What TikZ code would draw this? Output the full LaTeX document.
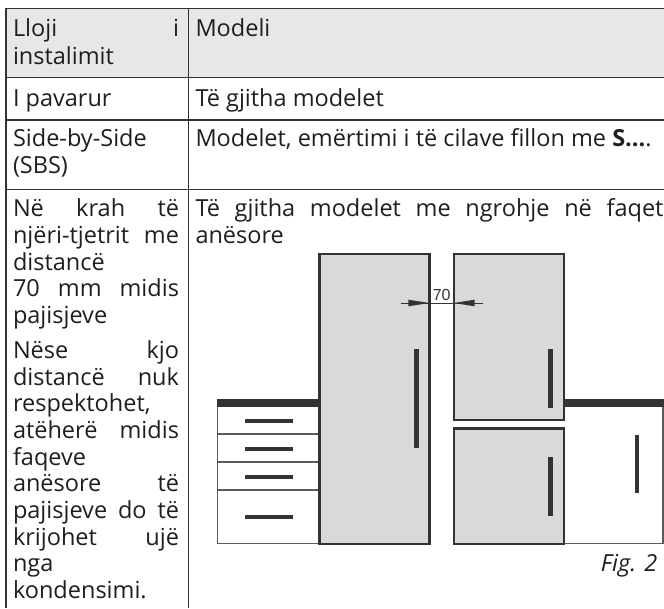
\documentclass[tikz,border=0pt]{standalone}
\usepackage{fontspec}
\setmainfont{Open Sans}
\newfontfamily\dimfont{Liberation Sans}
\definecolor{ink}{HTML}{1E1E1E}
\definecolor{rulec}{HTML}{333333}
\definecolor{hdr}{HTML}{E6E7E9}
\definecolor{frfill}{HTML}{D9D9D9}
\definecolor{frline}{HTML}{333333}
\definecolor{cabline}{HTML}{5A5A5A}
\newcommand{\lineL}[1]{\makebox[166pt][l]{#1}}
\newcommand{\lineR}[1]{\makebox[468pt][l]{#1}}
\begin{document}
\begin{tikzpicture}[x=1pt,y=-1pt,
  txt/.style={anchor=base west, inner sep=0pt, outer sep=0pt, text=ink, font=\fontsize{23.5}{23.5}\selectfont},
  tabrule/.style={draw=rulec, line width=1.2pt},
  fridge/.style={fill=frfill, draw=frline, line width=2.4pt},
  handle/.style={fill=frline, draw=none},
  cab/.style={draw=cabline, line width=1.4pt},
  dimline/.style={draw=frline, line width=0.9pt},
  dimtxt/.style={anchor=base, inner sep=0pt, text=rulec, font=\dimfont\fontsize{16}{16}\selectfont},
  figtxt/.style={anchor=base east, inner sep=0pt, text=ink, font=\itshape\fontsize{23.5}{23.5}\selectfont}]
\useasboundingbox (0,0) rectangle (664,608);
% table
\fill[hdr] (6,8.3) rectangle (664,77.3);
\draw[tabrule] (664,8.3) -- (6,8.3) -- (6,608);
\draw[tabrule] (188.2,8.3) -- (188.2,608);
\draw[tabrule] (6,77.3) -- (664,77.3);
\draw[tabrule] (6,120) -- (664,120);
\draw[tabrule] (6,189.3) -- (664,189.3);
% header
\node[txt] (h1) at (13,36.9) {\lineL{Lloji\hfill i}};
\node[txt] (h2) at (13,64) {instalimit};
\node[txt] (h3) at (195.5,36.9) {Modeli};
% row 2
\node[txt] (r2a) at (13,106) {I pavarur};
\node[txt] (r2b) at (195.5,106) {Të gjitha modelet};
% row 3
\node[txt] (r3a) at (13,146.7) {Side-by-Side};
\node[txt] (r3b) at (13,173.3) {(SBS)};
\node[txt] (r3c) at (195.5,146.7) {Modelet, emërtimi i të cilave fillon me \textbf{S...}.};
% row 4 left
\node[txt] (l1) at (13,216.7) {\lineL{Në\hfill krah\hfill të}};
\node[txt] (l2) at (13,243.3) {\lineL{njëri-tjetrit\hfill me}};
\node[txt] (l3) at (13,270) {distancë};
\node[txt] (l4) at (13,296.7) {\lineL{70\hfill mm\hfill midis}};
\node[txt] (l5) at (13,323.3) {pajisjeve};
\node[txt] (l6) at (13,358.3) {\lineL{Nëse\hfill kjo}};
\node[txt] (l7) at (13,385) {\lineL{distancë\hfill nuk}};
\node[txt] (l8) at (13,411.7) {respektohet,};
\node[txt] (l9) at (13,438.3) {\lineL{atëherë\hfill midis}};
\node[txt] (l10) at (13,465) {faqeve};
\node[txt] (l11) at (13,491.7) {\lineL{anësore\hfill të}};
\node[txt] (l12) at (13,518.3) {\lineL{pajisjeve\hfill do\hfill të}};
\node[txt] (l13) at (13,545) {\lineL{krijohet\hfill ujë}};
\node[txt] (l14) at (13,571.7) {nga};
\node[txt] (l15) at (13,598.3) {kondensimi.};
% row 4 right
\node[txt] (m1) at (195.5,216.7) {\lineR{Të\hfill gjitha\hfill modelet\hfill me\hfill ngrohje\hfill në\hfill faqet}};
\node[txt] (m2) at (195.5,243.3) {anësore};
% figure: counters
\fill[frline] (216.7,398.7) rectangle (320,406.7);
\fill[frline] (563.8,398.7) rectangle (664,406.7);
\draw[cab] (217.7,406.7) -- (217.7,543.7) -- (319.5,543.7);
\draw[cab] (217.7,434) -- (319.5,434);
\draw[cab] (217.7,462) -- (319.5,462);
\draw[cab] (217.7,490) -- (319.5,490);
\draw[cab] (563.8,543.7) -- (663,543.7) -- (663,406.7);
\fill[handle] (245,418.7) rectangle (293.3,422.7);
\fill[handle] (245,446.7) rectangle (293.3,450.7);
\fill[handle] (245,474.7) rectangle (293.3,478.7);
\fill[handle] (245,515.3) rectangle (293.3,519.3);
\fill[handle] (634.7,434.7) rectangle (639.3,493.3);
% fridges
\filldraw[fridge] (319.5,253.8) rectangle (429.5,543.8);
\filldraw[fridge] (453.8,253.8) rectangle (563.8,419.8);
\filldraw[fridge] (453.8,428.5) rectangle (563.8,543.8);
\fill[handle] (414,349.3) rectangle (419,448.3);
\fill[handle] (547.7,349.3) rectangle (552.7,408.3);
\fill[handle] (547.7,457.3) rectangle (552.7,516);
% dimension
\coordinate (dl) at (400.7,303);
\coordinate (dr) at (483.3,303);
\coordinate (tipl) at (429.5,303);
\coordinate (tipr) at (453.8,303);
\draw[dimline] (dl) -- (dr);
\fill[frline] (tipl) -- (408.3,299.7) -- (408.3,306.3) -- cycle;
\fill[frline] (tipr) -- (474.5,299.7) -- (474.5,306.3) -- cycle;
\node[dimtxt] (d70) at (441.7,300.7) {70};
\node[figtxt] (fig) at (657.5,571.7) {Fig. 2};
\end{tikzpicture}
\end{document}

▶ SET TASK
Copy out the whole listing exactly, and don't carry over any pictures.

▶ ANSWER TO THIS EXERCISE
What TikZ code would draw this? Output the full LaTeX document.
\documentclass[tikz,border=0pt]{standalone}
\usepackage{fontspec}
\setmainfont{Open Sans}
\newfontfamily\dimfont{Liberation Sans}
\definecolor{ink}{HTML}{1E1E1E}
\definecolor{rulec}{HTML}{333333}
\definecolor{hdr}{HTML}{E6E7E9}
\definecolor{frfill}{HTML}{D9D9D9}
\definecolor{frline}{HTML}{333333}
\definecolor{cabline}{HTML}{5A5A5A}
\newcommand{\lineL}[1]{\makebox[166pt][l]{#1}}
\newcommand{\lineR}[1]{\makebox[468pt][l]{#1}}
\begin{document}
\begin{tikzpicture}[x=1pt,y=-1pt,
  txt/.style={anchor=base west, inner sep=0pt, outer sep=0pt, text=ink, font=\fontsize{23.5}{23.5}\selectfont},
  tabrule/.style={draw=rulec, line width=1.2pt},
  fridge/.style={fill=frfill, draw=frline, line width=2.4pt},
  handle/.style={fill=frline, draw=none},
  cab/.style={draw=cabline, line width=1.4pt},
  dimline/.style={draw=frline, line width=0.9pt},
  dimtxt/.style={anchor=base, inner sep=0pt, text=rulec, font=\dimfont\fontsize{16}{16}\selectfont},
  figtxt/.style={anchor=base east, inner sep=0pt, text=ink, font=\itshape\fontsize{23.5}{23.5}\selectfont}]
\useasboundingbox (0,0) rectangle (664,608);
% table
\fill[hdr] (6,8.3) rectangle (664,77.3);
\draw[tabrule] (664,8.3) -- (6,8.3) -- (6,608);
\draw[tabrule] (188.2,8.3) -- (188.2,608);
\draw[tabrule] (6,77.3) -- (664,77.3);
\draw[tabrule] (6,120) -- (664,120);
\draw[tabrule] (6,189.3) -- (664,189.3);
% header
\node[txt] (h1) at (13,36.9) {\lineL{Lloji\hfill i}};
\node[txt] (h2) at (13,64) {instalimit};
\node[txt] (h3) at (195.5,36.9) {Modeli};
% row 2
\node[txt] (r2a) at (13,106) {I pavarur};
\node[txt] (r2b) at (195.5,106) {Të gjitha modelet};
% row 3
\node[txt] (r3a) at (13,146.7) {Side-by-Side};
\node[txt] (r3b) at (13,173.3) {(SBS)};
\node[txt] (r3c) at (195.5,146.7) {Modelet, emërtimi i të cilave fillon me \textbf{S...}.};
% row 4 left
\node[txt] (l1) at (13,216.7) {\lineL{Në\hfill krah\hfill të}};
\node[txt] (l2) at (13,243.3) {\lineL{njëri-tjetrit\hfill me}};
\node[txt] (l3) at (13,270) {distancë};
\node[txt] (l4) at (13,296.7) {\lineL{70\hfill mm\hfill midis}};
\node[txt] (l5) at (13,323.3) {pajisjeve};
\node[txt] (l6) at (13,358.3) {\lineL{Nëse\hfill kjo}};
\node[txt] (l7) at (13,385) {\lineL{distancë\hfill nuk}};
\node[txt] (l8) at (13,411.7) {respektohet,};
\node[txt] (l9) at (13,438.3) {\lineL{atëherë\hfill midis}};
\node[txt] (l10) at (13,465) {faqeve};
\node[txt] (l11) at (13,491.7) {\lineL{anësore\hfill të}};
\node[txt] (l12) at (13,518.3) {\lineL{pajisjeve\hfill do\hfill të}};
\node[txt] (l13) at (13,545) {\lineL{krijohet\hfill ujë}};
\node[txt] (l14) at (13,571.7) {nga};
\node[txt] (l15) at (13,598.3) {kondensimi.};
% row 4 right
\node[txt] (m1) at (195.5,216.7) {\lineR{Të\hfill gjitha\hfill modelet\hfill me\hfill ngrohje\hfill në\hfill faqet}};
\node[txt] (m2) at (195.5,243.3) {anësore};
% figure: counters
\fill[frline] (216.7,398.7) rectangle (320,406.7);
\fill[frline] (563.8,398.7) rectangle (664,406.7);
\draw[cab] (217.7,406.7) -- (217.7,543.7) -- (319.5,543.7);
\draw[cab] (217.7,434) -- (319.5,434);
\draw[cab] (217.7,462) -- (319.5,462);
\draw[cab] (217.7,490) -- (319.5,490);
\draw[cab] (563.8,543.7) -- (663,543.7) -- (663,406.7);
\fill[handle] (245,418.7) rectangle (293.3,422.7);
\fill[handle] (245,446.7) rectangle (293.3,450.7);
\fill[handle] (245,474.7) rectangle (293.3,478.7);
\fill[handle] (245,515.3) rectangle (293.3,519.3);
\fill[handle] (634.7,434.7) rectangle (639.3,493.3);
% fridges
\filldraw[fridge] (319.5,253.8) rectangle (429.5,543.8);
\filldraw[fridge] (453.8,253.8) rectangle (563.8,419.8);
\filldraw[fridge] (453.8,428.5) rectangle (563.8,543.8);
\fill[handle] (414,349.3) rectangle (419,448.3);
\fill[handle] (547.7,349.3) rectangle (552.7,408.3);
\fill[handle] (547.7,457.3) rectangle (552.7,516);
% dimension
\coordinate (dl) at (400.7,303);
\coordinate (dr) at (483.3,303);
\coordinate (tipl) at (429.5,303);
\coordinate (tipr) at (453.8,303);
\draw[dimline] (dl) -- (dr);
\fill[frline] (tipl) -- (408.3,299.7) -- (408.3,306.3) -- cycle;
\fill[frline] (tipr) -- (474.5,299.7) -- (474.5,306.3) -- cycle;
\node[dimtxt] (d70) at (441.7,300.7) {70};
\node[figtxt] (fig) at (657.5,571.7) {Fig. 2};
\end{tikzpicture}
\end{document}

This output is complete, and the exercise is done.